### EXERCISE DIRECTIONS
Print the lines starting at the line containing "Write a web" and ending at the line containing "// ROC curve - Test set 2", exactly and in full, without the pictures.

** Begin DATASET CONTENT **

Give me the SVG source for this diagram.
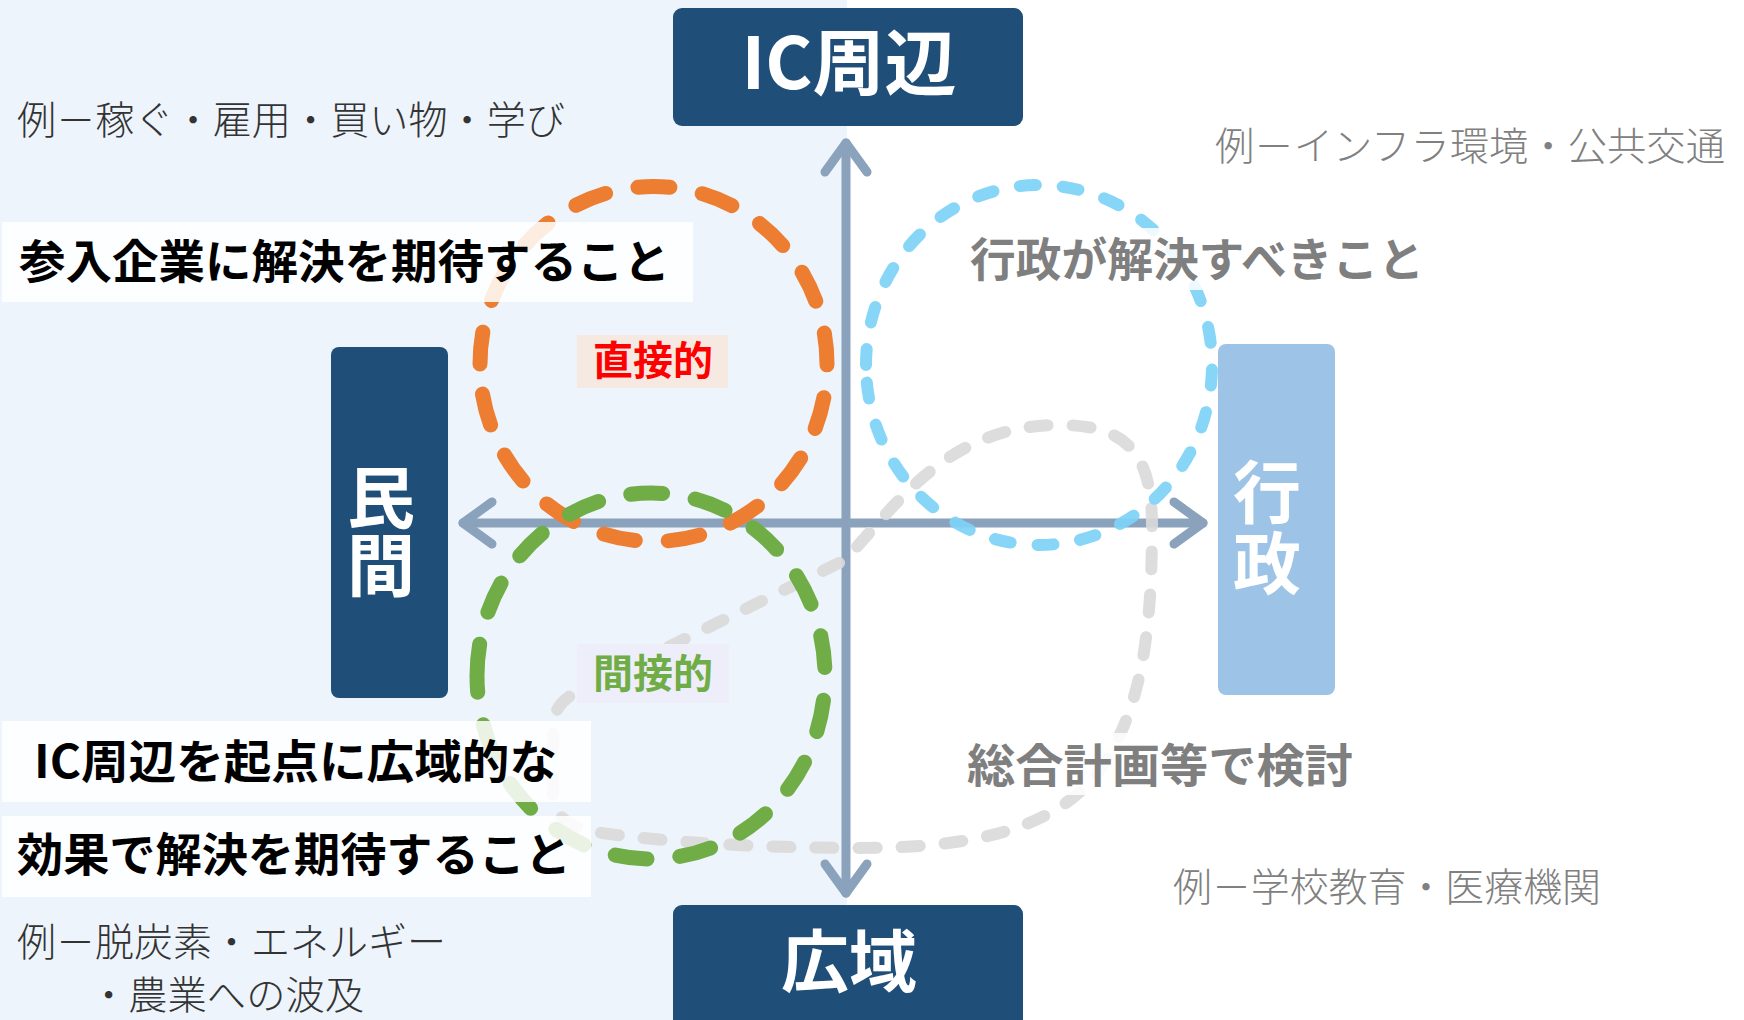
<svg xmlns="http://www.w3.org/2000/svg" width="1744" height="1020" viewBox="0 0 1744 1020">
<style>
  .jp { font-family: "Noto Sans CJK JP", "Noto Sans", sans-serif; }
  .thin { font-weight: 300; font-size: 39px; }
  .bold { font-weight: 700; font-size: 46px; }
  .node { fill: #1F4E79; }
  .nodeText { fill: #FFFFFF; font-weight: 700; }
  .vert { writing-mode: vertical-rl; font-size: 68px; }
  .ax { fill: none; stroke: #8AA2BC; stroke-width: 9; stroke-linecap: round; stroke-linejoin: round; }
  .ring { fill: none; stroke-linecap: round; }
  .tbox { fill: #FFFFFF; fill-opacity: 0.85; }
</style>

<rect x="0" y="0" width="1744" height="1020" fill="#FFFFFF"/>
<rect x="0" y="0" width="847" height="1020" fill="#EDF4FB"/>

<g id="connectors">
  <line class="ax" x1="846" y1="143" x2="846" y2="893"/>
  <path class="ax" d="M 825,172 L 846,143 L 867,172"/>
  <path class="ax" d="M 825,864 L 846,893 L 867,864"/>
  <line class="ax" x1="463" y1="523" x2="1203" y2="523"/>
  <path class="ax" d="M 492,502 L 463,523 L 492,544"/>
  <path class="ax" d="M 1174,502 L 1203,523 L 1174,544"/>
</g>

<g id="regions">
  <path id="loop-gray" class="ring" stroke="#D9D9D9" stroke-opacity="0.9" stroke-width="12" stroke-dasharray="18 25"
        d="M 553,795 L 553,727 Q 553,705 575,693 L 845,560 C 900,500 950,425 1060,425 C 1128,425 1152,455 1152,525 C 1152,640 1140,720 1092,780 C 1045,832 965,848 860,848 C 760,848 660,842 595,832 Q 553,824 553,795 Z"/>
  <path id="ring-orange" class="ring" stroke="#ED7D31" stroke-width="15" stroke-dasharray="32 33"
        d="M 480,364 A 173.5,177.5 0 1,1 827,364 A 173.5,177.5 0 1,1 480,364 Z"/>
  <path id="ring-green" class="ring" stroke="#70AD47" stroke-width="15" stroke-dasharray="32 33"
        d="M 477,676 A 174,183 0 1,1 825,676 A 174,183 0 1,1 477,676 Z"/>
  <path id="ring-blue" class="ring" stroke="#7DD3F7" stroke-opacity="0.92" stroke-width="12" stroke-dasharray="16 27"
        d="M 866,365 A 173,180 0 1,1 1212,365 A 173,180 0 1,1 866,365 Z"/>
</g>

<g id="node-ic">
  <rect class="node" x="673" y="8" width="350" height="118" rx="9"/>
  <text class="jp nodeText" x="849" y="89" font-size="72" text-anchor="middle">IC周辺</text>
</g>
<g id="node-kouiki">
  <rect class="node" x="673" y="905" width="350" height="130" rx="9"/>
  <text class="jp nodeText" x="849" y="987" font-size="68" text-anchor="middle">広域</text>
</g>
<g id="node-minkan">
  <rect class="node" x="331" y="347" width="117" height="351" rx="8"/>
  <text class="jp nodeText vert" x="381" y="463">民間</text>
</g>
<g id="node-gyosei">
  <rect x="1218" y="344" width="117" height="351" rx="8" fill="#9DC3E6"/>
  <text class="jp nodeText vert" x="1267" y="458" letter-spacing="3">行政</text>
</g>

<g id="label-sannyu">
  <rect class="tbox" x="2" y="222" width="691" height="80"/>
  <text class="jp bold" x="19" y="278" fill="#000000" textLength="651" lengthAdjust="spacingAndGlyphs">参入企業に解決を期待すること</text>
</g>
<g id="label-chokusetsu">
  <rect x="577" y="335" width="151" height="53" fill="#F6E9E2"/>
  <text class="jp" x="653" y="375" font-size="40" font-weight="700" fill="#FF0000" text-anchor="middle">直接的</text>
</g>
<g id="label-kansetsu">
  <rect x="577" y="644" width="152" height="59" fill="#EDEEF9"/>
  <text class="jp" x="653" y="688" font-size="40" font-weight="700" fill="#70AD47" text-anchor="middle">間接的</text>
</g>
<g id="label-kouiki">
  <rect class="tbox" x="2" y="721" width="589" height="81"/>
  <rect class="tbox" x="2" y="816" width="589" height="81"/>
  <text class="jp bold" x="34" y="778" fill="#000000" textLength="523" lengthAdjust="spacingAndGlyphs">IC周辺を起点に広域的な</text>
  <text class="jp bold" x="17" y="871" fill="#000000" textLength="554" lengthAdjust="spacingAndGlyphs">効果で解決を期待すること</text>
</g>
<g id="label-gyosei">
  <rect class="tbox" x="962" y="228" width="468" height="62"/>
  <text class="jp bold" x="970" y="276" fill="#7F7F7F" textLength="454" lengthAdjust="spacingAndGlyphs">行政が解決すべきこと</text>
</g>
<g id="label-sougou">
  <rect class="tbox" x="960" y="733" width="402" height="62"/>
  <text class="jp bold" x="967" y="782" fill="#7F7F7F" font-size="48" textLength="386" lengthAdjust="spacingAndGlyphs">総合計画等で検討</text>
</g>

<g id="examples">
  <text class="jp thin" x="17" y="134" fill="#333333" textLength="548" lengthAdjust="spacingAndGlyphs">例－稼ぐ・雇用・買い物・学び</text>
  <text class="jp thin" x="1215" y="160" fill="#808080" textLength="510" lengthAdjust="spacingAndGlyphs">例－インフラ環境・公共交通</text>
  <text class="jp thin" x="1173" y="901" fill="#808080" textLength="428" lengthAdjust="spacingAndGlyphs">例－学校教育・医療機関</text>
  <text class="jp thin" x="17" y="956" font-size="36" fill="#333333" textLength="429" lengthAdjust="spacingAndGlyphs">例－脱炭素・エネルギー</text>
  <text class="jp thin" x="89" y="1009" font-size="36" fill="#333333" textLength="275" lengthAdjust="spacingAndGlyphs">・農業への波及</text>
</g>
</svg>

** End DATASET CONTENT **
** Begin DATASET CONTENT **

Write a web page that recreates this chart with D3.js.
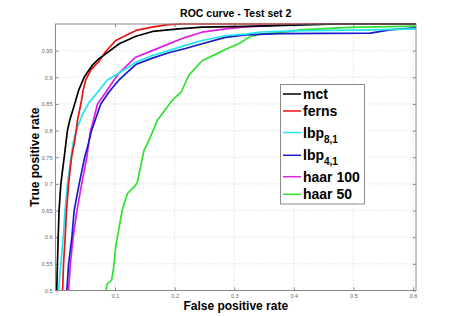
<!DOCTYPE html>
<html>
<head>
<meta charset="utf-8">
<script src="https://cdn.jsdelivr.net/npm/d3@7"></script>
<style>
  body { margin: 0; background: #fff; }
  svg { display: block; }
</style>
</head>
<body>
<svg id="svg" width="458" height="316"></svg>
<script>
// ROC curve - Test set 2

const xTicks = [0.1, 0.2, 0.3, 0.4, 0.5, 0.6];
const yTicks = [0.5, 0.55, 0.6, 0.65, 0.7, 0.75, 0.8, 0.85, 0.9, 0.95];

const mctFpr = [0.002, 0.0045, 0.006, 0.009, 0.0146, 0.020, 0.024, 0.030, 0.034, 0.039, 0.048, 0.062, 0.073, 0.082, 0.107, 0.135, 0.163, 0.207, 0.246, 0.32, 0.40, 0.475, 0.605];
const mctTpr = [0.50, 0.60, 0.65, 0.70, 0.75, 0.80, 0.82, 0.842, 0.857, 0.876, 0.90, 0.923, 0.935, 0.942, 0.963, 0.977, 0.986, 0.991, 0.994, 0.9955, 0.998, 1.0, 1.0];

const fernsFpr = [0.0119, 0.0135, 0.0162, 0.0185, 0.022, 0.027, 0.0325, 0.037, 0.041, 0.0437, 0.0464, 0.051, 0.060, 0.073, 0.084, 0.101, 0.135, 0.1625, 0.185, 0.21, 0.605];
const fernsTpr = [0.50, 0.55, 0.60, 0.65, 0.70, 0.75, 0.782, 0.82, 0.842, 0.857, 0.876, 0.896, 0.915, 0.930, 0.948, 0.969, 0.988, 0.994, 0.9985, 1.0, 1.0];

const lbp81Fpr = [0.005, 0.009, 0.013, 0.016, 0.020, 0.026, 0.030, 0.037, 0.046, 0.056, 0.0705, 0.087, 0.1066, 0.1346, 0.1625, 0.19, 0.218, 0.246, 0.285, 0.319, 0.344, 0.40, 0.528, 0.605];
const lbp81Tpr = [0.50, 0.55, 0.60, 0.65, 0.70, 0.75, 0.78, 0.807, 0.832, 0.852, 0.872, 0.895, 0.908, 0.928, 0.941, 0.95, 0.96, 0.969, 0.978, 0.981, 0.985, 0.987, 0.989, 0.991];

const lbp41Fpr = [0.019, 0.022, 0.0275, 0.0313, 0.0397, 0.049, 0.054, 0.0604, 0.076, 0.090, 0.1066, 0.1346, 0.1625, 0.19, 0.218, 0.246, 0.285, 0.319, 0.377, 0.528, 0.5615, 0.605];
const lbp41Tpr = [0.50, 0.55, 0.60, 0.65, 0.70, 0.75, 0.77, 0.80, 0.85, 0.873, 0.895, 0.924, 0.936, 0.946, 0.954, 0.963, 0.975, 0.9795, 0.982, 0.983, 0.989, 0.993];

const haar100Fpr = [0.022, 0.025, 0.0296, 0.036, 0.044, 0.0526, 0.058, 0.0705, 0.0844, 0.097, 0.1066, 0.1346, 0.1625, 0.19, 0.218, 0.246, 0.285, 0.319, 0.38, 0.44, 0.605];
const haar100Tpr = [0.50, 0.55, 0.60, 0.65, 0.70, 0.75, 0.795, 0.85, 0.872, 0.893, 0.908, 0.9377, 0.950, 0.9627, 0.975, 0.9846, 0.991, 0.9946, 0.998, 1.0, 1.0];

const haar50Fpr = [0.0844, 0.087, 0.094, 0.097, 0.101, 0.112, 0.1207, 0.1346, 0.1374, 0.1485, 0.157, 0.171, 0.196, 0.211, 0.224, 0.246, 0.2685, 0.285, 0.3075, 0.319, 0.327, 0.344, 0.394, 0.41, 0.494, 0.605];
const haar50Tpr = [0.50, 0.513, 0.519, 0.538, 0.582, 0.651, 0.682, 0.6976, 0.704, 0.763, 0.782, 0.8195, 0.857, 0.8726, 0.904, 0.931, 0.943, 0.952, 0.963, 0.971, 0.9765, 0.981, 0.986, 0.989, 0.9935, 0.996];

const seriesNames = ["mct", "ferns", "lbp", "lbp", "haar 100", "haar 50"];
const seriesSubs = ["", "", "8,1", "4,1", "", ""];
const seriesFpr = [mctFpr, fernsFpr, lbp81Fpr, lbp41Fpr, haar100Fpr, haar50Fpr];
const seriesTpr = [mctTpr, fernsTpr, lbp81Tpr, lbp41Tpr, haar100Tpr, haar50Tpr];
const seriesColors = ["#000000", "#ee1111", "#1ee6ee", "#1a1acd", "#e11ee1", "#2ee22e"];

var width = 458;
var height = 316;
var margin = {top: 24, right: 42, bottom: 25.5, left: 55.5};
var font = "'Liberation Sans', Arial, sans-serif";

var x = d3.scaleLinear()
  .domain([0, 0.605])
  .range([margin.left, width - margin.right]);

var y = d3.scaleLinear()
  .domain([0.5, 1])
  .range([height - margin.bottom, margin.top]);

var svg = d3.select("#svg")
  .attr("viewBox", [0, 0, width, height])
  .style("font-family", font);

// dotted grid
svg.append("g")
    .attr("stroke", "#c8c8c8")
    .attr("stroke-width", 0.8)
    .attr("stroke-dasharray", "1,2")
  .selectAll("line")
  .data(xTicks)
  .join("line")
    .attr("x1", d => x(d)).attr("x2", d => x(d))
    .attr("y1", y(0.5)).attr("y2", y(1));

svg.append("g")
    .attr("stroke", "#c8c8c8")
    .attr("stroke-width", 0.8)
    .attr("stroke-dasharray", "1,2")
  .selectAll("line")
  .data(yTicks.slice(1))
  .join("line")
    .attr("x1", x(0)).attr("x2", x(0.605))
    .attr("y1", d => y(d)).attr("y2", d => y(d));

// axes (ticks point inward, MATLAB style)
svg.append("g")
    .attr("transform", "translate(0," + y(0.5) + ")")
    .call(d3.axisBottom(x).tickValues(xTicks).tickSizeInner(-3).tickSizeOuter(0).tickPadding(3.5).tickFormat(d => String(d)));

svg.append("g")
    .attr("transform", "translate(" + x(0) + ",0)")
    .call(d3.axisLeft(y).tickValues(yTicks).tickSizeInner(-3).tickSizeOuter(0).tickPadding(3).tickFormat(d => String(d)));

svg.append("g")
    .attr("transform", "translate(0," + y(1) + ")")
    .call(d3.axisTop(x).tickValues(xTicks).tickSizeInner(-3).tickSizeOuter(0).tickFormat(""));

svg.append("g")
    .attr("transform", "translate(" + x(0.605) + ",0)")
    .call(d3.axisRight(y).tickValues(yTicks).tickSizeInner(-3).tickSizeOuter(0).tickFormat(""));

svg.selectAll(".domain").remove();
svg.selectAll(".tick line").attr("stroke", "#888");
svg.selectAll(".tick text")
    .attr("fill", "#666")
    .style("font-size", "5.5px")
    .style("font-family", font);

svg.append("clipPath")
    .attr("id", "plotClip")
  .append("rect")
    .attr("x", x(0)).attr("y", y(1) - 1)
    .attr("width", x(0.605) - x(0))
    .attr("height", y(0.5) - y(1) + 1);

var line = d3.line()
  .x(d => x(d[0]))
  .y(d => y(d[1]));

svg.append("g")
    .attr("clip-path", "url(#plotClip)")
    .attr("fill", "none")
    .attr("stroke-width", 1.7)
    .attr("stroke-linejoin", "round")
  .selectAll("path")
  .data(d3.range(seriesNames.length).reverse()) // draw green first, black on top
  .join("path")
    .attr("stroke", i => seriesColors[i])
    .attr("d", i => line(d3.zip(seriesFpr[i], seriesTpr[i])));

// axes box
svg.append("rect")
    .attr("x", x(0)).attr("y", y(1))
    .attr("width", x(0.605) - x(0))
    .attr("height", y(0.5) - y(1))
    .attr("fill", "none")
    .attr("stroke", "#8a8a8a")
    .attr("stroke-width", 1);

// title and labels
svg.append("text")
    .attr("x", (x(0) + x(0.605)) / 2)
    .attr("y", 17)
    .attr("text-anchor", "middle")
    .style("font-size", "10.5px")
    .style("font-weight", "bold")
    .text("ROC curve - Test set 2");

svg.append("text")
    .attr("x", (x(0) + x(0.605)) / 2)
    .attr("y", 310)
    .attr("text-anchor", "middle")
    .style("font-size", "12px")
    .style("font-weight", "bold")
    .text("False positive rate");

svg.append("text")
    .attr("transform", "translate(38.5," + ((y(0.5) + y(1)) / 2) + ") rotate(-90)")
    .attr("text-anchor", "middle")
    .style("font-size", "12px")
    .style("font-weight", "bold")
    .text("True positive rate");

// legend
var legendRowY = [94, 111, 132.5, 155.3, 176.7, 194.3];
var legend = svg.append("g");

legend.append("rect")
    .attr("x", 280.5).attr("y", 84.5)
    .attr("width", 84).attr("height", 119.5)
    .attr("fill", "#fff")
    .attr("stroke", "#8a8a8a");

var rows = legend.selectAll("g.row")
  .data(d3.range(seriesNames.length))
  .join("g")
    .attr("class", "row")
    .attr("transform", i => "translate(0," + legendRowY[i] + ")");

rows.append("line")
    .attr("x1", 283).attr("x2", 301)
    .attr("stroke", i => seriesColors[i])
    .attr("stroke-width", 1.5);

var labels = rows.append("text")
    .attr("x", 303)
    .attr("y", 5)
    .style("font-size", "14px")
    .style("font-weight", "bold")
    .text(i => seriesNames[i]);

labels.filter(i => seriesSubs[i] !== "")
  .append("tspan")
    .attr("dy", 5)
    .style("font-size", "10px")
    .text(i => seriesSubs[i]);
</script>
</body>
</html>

** End DATASET CONTENT **
** Begin DATASET CONTENT **

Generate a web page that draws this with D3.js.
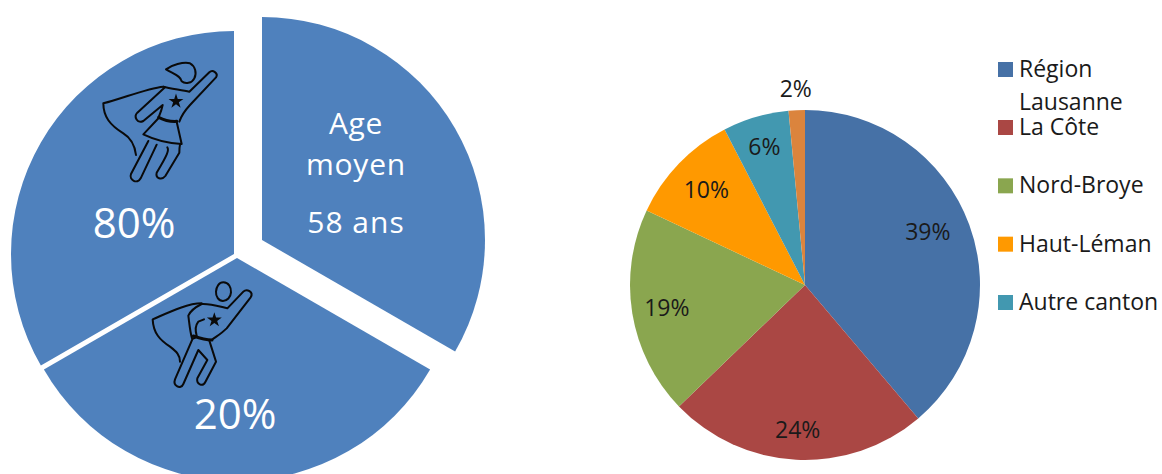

** End DATASET CONTENT **

### COMPLETED EXERCISE
Write a web page that recreates this chart with D3.js.
<!DOCTYPE html>
<html>
<head>
<meta charset="utf-8">
<script src="https://cdn.jsdelivr.net/npm/d3@7"></script>
<style>
  body { margin: 0; background: #fff; }
  svg { display: block; }
</style>
</head>
<body>
<svg id="svg" width="458" height="316"></svg>
<script>
// ROC curve - Test set 2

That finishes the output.